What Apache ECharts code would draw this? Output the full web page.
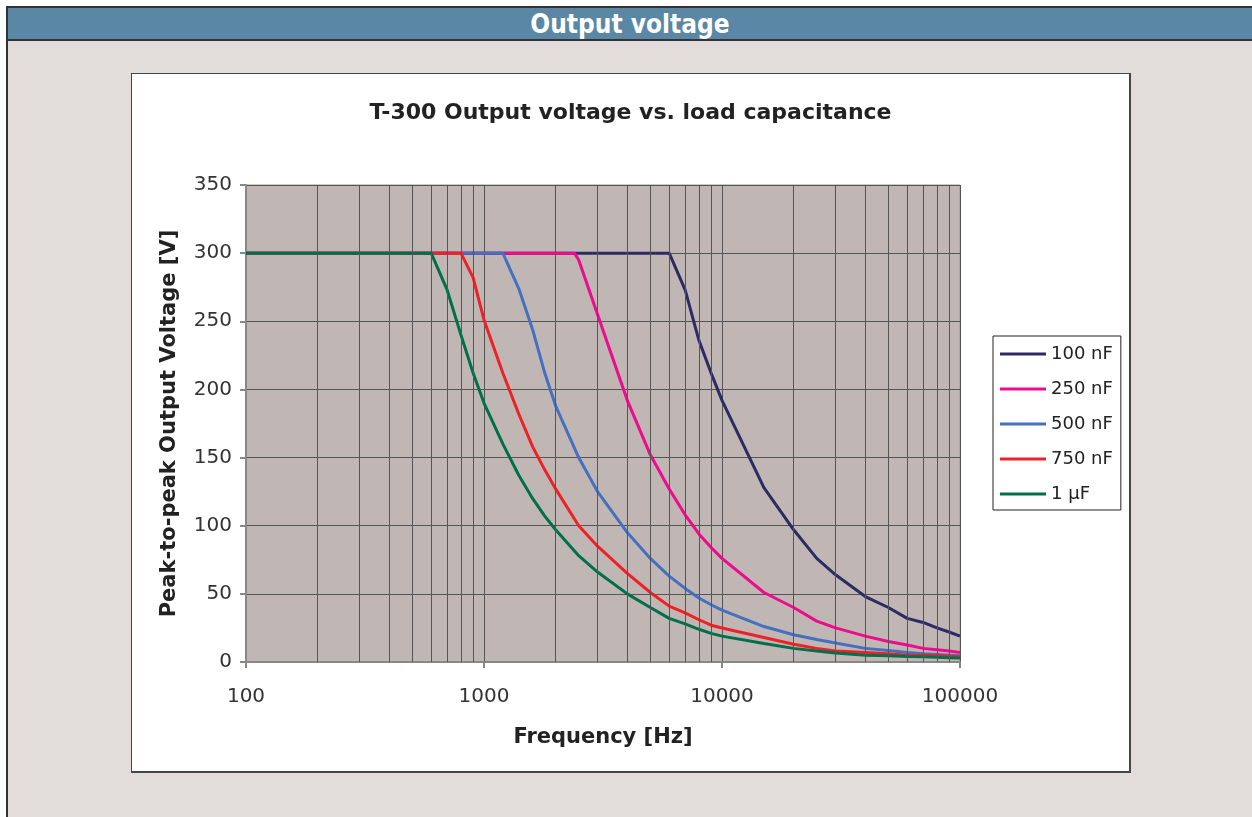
<!DOCTYPE html>
<html>
<head>
<meta charset="utf-8">
<script src="https://cdn.jsdelivr.net/npm/echarts@6/dist/echarts.min.js"></script>
<style>
  body { margin: 0; background: #fff; width: 1252px; height: 817px; overflow: hidden; position: relative; }
  #frame { position: absolute; left: 6px; top: 6px; right: 0; bottom: 0; background: #e2dddb; border-left: 2px solid #333; border-top: 2px solid #333; }
  #header { height: 31px; background: #5a87a5; border-bottom: 2px solid #333; color: #fff; text-align: center;
    font: bold 26px "DejaVu Sans Condensed", "DejaVu Sans", sans-serif; line-height: 33px; overflow: hidden; }
  #box { position: absolute; left: 131px; top: 73px; width: 1000px; height: 700px; box-sizing: border-box;
    background: #fff; border: 1px solid #444; border-right-width: 2px; border-bottom-width: 2px; }
  #chart { position: absolute; left: 132px; top: 74px; width: 997px; height: 697px; }
</style>
</head>
<body>
<div id="frame"><div id="header">Output voltage</div></div>
<div id="box"></div>
<div id="chart"></div>
<script>
// Frequency [Hz], peak-to-peak voltage [V]
const c100nF = [[100, 300], [6000, 300], [7000, 273], [8000, 236], [9000, 212], [10000, 192], [15000, 128], [20000, 97],
  [25000, 76], [30000, 64], [40000, 48], [50000, 40], [60000, 32], [70000, 29], [80000, 25], [90000, 22], [100000, 19]];
const c250nF = [[100, 300], [2400, 300], [2500, 295], [3000, 255], [4000, 192], [5000, 152], [6000, 127], [7000, 108],
  [8000, 94], [9000, 84], [10000, 76], [15000, 51], [20000, 40], [25000, 30], [30000, 25], [40000, 19], [50000, 15],
  [60000, 12.5], [70000, 10], [80000, 9], [90000, 8], [100000, 7]];
const c500nF = [[100, 300], [1200, 300], [1400, 274], [1600, 244], [1800, 212], [2000, 188], [2500, 150], [3000, 125],
  [4000, 95], [5000, 76], [6000, 63], [7000, 54], [8000, 47], [9000, 42], [10000, 38], [15000, 26], [20000, 20],
  [25000, 16.5], [30000, 14], [40000, 10], [50000, 8.5], [60000, 7], [70000, 6], [80000, 5.5], [90000, 5], [100000, 4.5]];
const c750nF = [[100, 300], [800, 300], [900, 282], [1000, 251], [1200, 212], [1400, 182], [1600, 158], [1800, 141],
  [2000, 127], [2500, 100], [3000, 85], [4000, 65], [5000, 51], [6000, 41], [7000, 36], [8000, 31], [9000, 27],
  [10000, 25], [15000, 18], [20000, 13], [25000, 10], [30000, 8], [40000, 7], [50000, 6], [60000, 5], [70000, 5],
  [80000, 4.5], [90000, 4], [100000, 3.7]];
const c1uF = [[100, 300], [600, 300], [700, 273], [800, 240], [900, 212], [1000, 190], [1200, 160], [1400, 137],
  [1600, 120], [1800, 107], [2000, 97], [2500, 78], [3000, 66], [4000, 50], [5000, 40], [6000, 32], [7000, 28],
  [8000, 24], [9000, 21], [10000, 19], [15000, 13.5], [20000, 10], [25000, 8], [30000, 6.6], [40000, 5], [50000, 4.5],
  [60000, 4], [70000, 3.8], [80000, 3.5], [90000, 3.2], [100000, 3]];

const seriesNames = ['100 nF', '250 nF', '500 nF', '750 nF', '1 µF'];
const seriesData = [c100nF, c250nF, c500nF, c750nF, c1uF];
const seriesColors = ['#2c2b62', '#ec0c8c', '#4470bf', '#ee2226', '#00704a'];

// minor vertical gridlines of the log axis
const minorFreqs = [200, 300, 400, 500, 600, 700, 800, 900,
  2000, 3000, 4000, 5000, 6000, 7000, 8000, 9000,
  20000, 30000, 40000, 50000, 60000, 70000, 80000, 90000];

const chart = echarts.init(document.getElementById('chart'));
const font = '"DejaVu Sans", Verdana, sans-serif';

chart.setOption({
  animation: false,
  title: {
    text: 'T-300 Output voltage vs. load capacitance',
    left: 'center',
    top: 23,
    textStyle: { fontFamily: font, fontSize: 22, fontWeight: 'bold', color: '#222' },
  },
  legend: {
    orient: 'vertical',
    left: 861,
    top: 262,
    data: seriesNames,
    icon: 'rect',
    itemWidth: 46,
    itemHeight: 3,
    itemGap: 15,
    padding: [8, 8, 6, 7],
    backgroundColor: '#fff',
    borderColor: '#222',
    borderWidth: 1,
    borderRadius: 0,
    textStyle: { fontFamily: font, fontSize: 18, color: '#222', lineHeight: 20 },
  },
  grid: {
    left: 114, top: 111, width: 714, height: 477,
    show: true, backgroundColor: '#c0b7b4', borderColor: '#999', borderWidth: 1,
  },
  xAxis: {
    type: 'log',
    logBase: 10,
    min: 100,
    max: 100000,
    name: 'Frequency [Hz]',
    nameLocation: 'middle',
    nameGap: 65,
    nameTextStyle: { fontFamily: font, fontSize: 21, fontWeight: 'bold', color: '#222' },
    axisLine: { lineStyle: { color: '#888', width: 2 } },
    axisTick: { show: true, length: 6, lineStyle: { color: '#888', width: 2 } },
    axisLabel: { fontFamily: font, fontSize: 20, color: '#333', margin: 25, formatter: (v) => String(v) },
    splitLine: { show: true, lineStyle: { color: '#555', width: 1 } },
  },
  yAxis: {
    type: 'value',
    min: 0,
    max: 350,
    interval: 50,
    name: 'Peak-to-peak Output Voltage [V]',
    nameLocation: 'middle',
    nameGap: 66,
    nameTextStyle: { fontFamily: font, fontSize: 21, fontWeight: 'bold', color: '#222' },
    axisLine: { show: true, lineStyle: { color: '#888', width: 2 } },
    axisTick: { show: true, length: 6, lineStyle: { color: '#888', width: 2 } },
    axisLabel: { fontFamily: font, fontSize: 20, color: '#333', margin: 14 },
    splitLine: { show: true, lineStyle: { color: '#555', width: 1 } },
  },
  series: [
    {
      type: 'line',
      name: 'grid',
      data: [],
      silent: true,
      markLine: {
        silent: true,
        symbol: 'none',
        label: { show: false },
        lineStyle: { color: '#555', width: 1, type: 'solid' },
        data: minorFreqs.map((f) => ({ xAxis: f })),
      },
    },
    ...seriesNames.map((name, i) => ({
      type: 'line',
      name: name,
      data: seriesData[i],
      symbol: 'none',
      color: seriesColors[i],
      lineStyle: { width: 3, color: seriesColors[i] },
    })),
  ],
});
</script>
</body>
</html>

→ Objective
Copy out all the data without changing anything, and drop the pictures.

→ Exercise output
What Apache ECharts code would draw this? Output the full web page.
<!DOCTYPE html>
<html>
<head>
<meta charset="utf-8">
<script src="https://cdn.jsdelivr.net/npm/echarts@6/dist/echarts.min.js"></script>
<style>
  body { margin: 0; background: #fff; width: 1252px; height: 817px; overflow: hidden; position: relative; }
  #frame { position: absolute; left: 6px; top: 6px; right: 0; bottom: 0; background: #e2dddb; border-left: 2px solid #333; border-top: 2px solid #333; }
  #header { height: 31px; background: #5a87a5; border-bottom: 2px solid #333; color: #fff; text-align: center;
    font: bold 26px "DejaVu Sans Condensed", "DejaVu Sans", sans-serif; line-height: 33px; overflow: hidden; }
  #box { position: absolute; left: 131px; top: 73px; width: 1000px; height: 700px; box-sizing: border-box;
    background: #fff; border: 1px solid #444; border-right-width: 2px; border-bottom-width: 2px; }
  #chart { position: absolute; left: 132px; top: 74px; width: 997px; height: 697px; }
</style>
</head>
<body>
<div id="frame"><div id="header">Output voltage</div></div>
<div id="box"></div>
<div id="chart"></div>
<script>
// Frequency [Hz], peak-to-peak voltage [V]
const c100nF = [[100, 300], [6000, 300], [7000, 273], [8000, 236], [9000, 212], [10000, 192], [15000, 128], [20000, 97],
  [25000, 76], [30000, 64], [40000, 48], [50000, 40], [60000, 32], [70000, 29], [80000, 25], [90000, 22], [100000, 19]];
const c250nF = [[100, 300], [2400, 300], [2500, 295], [3000, 255], [4000, 192], [5000, 152], [6000, 127], [7000, 108],
  [8000, 94], [9000, 84], [10000, 76], [15000, 51], [20000, 40], [25000, 30], [30000, 25], [40000, 19], [50000, 15],
  [60000, 12.5], [70000, 10], [80000, 9], [90000, 8], [100000, 7]];
const c500nF = [[100, 300], [1200, 300], [1400, 274], [1600, 244], [1800, 212], [2000, 188], [2500, 150], [3000, 125],
  [4000, 95], [5000, 76], [6000, 63], [7000, 54], [8000, 47], [9000, 42], [10000, 38], [15000, 26], [20000, 20],
  [25000, 16.5], [30000, 14], [40000, 10], [50000, 8.5], [60000, 7], [70000, 6], [80000, 5.5], [90000, 5], [100000, 4.5]];
const c750nF = [[100, 300], [800, 300], [900, 282], [1000, 251], [1200, 212], [1400, 182], [1600, 158], [1800, 141],
  [2000, 127], [2500, 100], [3000, 85], [4000, 65], [5000, 51], [6000, 41], [7000, 36], [8000, 31], [9000, 27],
  [10000, 25], [15000, 18], [20000, 13], [25000, 10], [30000, 8], [40000, 7], [50000, 6], [60000, 5], [70000, 5],
  [80000, 4.5], [90000, 4], [100000, 3.7]];
const c1uF = [[100, 300], [600, 300], [700, 273], [800, 240], [900, 212], [1000, 190], [1200, 160], [1400, 137],
  [1600, 120], [1800, 107], [2000, 97], [2500, 78], [3000, 66], [4000, 50], [5000, 40], [6000, 32], [7000, 28],
  [8000, 24], [9000, 21], [10000, 19], [15000, 13.5], [20000, 10], [25000, 8], [30000, 6.6], [40000, 5], [50000, 4.5],
  [60000, 4], [70000, 3.8], [80000, 3.5], [90000, 3.2], [100000, 3]];

const seriesNames = ['100 nF', '250 nF', '500 nF', '750 nF', '1 µF'];
const seriesData = [c100nF, c250nF, c500nF, c750nF, c1uF];
const seriesColors = ['#2c2b62', '#ec0c8c', '#4470bf', '#ee2226', '#00704a'];

// minor vertical gridlines of the log axis
const minorFreqs = [200, 300, 400, 500, 600, 700, 800, 900,
  2000, 3000, 4000, 5000, 6000, 7000, 8000, 9000,
  20000, 30000, 40000, 50000, 60000, 70000, 80000, 90000];

const chart = echarts.init(document.getElementById('chart'));
const font = '"DejaVu Sans", Verdana, sans-serif';

chart.setOption({
  animation: false,
  title: {
    text: 'T-300 Output voltage vs. load capacitance',
    left: 'center',
    top: 23,
    textStyle: { fontFamily: font, fontSize: 22, fontWeight: 'bold', color: '#222' },
  },
  legend: {
    orient: 'vertical',
    left: 861,
    top: 262,
    data: seriesNames,
    icon: 'rect',
    itemWidth: 46,
    itemHeight: 3,
    itemGap: 15,
    padding: [8, 8, 6, 7],
    backgroundColor: '#fff',
    borderColor: '#222',
    borderWidth: 1,
    borderRadius: 0,
    textStyle: { fontFamily: font, fontSize: 18, color: '#222', lineHeight: 20 },
  },
  grid: {
    left: 114, top: 111, width: 714, height: 477,
    show: true, backgroundColor: '#c0b7b4', borderColor: '#999', borderWidth: 1,
  },
  xAxis: {
    type: 'log',
    logBase: 10,
    min: 100,
    max: 100000,
    name: 'Frequency [Hz]',
    nameLocation: 'middle',
    nameGap: 65,
    nameTextStyle: { fontFamily: font, fontSize: 21, fontWeight: 'bold', color: '#222' },
    axisLine: { lineStyle: { color: '#888', width: 2 } },
    axisTick: { show: true, length: 6, lineStyle: { color: '#888', width: 2 } },
    axisLabel: { fontFamily: font, fontSize: 20, color: '#333', margin: 25, formatter: (v) => String(v) },
    splitLine: { show: true, lineStyle: { color: '#555', width: 1 } },
  },
  yAxis: {
    type: 'value',
    min: 0,
    max: 350,
    interval: 50,
    name: 'Peak-to-peak Output Voltage [V]',
    nameLocation: 'middle',
    nameGap: 66,
    nameTextStyle: { fontFamily: font, fontSize: 21, fontWeight: 'bold', color: '#222' },
    axisLine: { show: true, lineStyle: { color: '#888', width: 2 } },
    axisTick: { show: true, length: 6, lineStyle: { color: '#888', width: 2 } },
    axisLabel: { fontFamily: font, fontSize: 20, color: '#333', margin: 14 },
    splitLine: { show: true, lineStyle: { color: '#555', width: 1 } },
  },
  series: [
    {
      type: 'line',
      name: 'grid',
      data: [],
      silent: true,
      markLine: {
        silent: true,
        symbol: 'none',
        label: { show: false },
        lineStyle: { color: '#555', width: 1, type: 'solid' },
        data: minorFreqs.map((f) => ({ xAxis: f })),
      },
    },
    ...seriesNames.map((name, i) => ({
      type: 'line',
      name: name,
      data: seriesData[i],
      symbol: 'none',
      color: seriesColors[i],
      lineStyle: { width: 3, color: seriesColors[i] },
    })),
  ],
});
</script>
</body>
</html>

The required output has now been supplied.